— start Rows —

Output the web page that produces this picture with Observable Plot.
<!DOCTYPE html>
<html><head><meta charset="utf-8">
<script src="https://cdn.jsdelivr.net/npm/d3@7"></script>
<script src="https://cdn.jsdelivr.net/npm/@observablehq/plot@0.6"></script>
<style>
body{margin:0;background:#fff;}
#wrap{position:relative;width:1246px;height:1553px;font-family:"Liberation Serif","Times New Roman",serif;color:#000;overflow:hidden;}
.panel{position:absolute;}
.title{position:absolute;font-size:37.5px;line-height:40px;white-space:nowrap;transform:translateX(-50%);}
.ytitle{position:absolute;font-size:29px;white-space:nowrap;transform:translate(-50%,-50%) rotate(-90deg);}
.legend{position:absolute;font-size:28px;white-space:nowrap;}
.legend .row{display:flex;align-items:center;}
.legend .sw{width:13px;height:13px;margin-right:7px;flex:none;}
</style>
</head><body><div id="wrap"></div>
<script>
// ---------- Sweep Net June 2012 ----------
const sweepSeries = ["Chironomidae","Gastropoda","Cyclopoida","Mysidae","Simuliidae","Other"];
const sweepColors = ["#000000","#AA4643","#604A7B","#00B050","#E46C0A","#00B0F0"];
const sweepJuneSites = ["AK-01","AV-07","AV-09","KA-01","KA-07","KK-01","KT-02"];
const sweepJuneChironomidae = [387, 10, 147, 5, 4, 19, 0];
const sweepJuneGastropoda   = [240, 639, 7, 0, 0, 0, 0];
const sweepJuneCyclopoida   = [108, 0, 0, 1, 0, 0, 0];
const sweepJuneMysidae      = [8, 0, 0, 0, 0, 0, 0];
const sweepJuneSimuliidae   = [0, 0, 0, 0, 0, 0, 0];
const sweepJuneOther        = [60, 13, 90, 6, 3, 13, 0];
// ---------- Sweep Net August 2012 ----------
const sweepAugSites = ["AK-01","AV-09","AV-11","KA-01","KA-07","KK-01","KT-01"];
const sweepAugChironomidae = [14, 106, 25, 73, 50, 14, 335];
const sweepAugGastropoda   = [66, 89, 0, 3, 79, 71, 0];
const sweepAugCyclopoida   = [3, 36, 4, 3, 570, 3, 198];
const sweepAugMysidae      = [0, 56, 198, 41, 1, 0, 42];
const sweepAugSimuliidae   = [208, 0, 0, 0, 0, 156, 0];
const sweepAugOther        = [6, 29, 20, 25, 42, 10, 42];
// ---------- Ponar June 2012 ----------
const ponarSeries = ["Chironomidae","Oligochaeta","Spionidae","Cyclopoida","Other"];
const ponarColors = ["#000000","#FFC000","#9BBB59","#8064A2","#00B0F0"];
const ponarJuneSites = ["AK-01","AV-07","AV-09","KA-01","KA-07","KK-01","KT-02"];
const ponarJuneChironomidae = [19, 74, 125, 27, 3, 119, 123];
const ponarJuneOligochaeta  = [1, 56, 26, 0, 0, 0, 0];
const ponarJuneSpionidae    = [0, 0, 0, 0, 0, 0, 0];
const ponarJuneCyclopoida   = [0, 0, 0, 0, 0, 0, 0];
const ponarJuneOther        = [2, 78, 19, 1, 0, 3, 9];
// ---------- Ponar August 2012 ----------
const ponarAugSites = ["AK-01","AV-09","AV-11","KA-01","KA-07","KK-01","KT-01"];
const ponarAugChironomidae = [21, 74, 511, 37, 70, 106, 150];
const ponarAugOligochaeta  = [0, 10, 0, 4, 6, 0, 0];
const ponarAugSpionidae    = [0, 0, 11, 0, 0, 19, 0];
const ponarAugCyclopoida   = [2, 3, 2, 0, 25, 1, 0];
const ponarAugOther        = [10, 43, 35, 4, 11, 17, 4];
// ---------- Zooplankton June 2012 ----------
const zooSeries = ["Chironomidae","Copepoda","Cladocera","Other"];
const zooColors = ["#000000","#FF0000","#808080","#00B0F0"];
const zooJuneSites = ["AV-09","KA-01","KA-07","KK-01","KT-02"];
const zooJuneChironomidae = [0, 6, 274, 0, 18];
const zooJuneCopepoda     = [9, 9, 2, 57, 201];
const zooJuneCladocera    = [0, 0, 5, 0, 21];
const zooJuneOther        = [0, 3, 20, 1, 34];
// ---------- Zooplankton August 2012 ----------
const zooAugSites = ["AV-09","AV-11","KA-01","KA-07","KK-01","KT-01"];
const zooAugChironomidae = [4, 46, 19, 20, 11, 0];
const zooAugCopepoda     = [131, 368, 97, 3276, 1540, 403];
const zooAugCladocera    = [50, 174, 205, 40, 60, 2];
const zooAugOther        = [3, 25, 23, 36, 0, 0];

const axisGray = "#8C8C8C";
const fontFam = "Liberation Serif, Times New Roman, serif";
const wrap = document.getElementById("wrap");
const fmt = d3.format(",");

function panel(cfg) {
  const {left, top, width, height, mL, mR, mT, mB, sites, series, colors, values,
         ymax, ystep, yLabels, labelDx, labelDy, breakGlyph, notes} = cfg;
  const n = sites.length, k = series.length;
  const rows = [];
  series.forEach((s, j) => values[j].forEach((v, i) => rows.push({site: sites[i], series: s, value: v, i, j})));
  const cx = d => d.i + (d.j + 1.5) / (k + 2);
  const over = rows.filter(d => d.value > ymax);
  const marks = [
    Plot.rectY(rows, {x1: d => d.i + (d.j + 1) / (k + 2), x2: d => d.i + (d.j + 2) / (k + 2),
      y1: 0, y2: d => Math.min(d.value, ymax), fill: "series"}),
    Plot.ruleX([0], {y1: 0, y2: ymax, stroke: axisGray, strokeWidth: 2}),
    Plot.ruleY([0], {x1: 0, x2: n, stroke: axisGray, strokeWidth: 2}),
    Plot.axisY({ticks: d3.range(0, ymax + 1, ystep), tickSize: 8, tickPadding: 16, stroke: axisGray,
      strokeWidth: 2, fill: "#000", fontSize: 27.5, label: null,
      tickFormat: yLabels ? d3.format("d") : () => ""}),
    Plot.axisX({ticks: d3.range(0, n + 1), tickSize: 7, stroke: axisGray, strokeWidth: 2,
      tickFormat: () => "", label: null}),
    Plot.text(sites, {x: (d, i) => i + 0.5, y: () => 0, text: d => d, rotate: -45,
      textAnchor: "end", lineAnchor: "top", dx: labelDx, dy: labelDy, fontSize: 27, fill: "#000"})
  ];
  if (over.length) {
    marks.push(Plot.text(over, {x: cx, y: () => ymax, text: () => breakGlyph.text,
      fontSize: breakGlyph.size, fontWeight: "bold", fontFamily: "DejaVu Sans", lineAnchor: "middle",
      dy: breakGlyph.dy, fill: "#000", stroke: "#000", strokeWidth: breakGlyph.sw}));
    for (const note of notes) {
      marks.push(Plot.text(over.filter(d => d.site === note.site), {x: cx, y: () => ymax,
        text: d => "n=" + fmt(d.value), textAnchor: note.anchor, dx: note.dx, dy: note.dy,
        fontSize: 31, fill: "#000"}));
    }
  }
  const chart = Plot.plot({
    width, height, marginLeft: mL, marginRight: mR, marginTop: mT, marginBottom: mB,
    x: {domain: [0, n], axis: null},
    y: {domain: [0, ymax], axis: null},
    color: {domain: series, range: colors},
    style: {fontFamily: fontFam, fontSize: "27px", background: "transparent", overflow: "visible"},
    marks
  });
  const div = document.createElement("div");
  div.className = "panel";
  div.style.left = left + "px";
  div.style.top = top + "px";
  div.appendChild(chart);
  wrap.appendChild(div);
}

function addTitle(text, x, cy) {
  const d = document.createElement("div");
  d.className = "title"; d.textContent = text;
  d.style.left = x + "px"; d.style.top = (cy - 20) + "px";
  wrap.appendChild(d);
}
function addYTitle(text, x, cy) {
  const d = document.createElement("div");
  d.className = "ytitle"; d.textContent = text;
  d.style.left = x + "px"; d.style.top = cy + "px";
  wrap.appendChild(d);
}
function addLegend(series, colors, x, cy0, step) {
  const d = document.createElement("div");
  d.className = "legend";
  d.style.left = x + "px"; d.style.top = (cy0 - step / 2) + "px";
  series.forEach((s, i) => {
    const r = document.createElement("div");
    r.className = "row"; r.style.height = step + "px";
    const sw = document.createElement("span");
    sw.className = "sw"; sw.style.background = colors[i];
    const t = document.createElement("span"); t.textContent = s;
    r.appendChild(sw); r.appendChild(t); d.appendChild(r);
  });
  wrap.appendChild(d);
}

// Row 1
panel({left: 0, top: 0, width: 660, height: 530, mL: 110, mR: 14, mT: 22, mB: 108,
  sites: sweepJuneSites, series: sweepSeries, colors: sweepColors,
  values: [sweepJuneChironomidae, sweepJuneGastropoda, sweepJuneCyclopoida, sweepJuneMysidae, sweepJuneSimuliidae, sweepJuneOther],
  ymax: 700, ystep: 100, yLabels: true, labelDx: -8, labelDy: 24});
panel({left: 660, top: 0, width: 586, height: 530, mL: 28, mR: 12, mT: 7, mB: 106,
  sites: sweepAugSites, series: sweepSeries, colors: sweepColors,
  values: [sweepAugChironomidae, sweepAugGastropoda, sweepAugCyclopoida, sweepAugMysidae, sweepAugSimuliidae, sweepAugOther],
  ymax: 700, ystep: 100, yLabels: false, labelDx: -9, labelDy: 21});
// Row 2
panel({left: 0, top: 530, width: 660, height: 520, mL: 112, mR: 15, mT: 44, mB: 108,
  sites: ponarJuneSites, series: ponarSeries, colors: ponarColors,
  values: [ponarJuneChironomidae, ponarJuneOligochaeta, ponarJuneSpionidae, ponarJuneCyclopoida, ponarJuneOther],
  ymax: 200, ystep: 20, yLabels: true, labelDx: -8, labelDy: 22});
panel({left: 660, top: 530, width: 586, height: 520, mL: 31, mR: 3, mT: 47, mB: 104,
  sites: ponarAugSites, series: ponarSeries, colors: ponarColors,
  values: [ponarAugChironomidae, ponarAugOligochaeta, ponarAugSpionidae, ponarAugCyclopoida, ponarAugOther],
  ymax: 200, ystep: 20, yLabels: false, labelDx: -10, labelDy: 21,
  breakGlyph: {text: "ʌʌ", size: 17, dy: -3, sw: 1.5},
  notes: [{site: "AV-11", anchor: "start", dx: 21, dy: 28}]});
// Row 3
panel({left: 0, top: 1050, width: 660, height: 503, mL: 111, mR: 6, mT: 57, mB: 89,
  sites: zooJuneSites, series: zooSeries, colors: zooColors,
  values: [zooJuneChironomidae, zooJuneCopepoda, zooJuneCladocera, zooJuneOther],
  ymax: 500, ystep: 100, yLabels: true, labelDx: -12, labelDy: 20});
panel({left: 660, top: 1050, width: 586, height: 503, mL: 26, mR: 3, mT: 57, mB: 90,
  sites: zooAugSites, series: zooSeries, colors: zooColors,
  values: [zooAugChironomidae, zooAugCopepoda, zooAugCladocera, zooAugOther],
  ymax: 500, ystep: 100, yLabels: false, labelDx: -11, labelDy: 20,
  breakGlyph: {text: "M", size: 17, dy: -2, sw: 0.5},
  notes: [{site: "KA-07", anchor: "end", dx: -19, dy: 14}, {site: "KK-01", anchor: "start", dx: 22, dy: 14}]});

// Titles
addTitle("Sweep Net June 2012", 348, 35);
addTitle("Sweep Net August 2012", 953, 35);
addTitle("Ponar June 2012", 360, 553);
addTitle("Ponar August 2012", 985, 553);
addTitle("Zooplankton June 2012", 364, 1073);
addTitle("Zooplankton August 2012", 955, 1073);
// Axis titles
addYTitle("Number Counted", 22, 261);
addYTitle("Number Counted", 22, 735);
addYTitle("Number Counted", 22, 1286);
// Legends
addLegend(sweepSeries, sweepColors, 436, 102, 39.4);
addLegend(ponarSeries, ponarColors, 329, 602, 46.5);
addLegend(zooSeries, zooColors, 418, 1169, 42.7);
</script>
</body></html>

— end Rows —
— start Rows —

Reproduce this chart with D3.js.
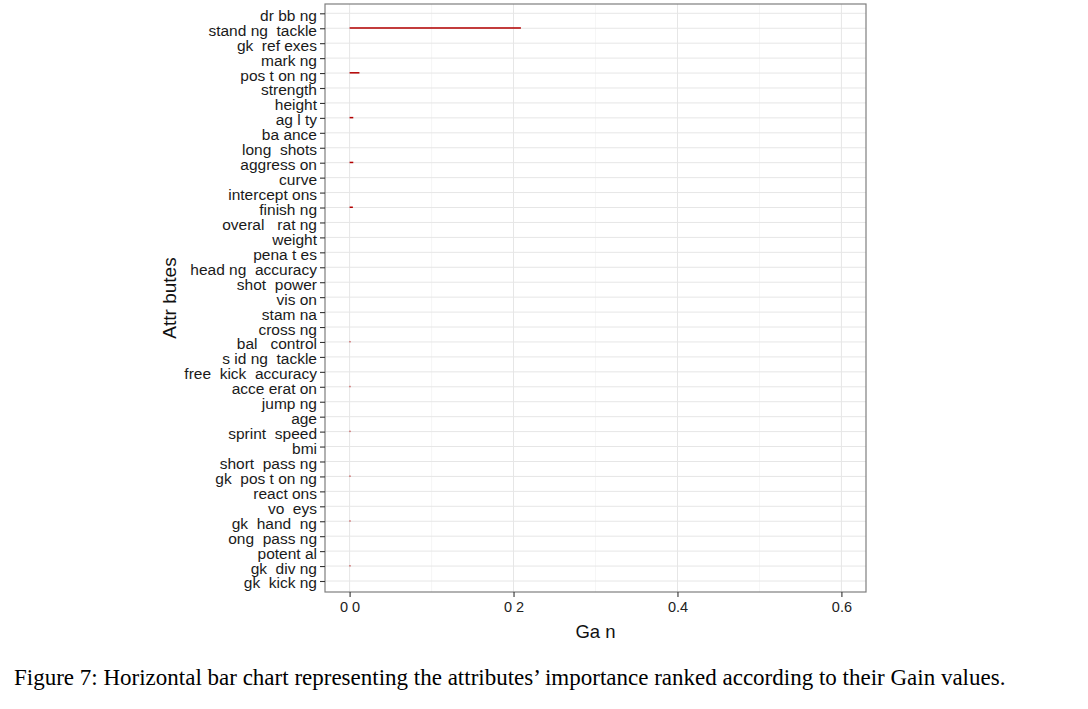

— end Rows —

**Aim of the task**
Write only the number of lines in the data above that include "this".

**Full solution**
2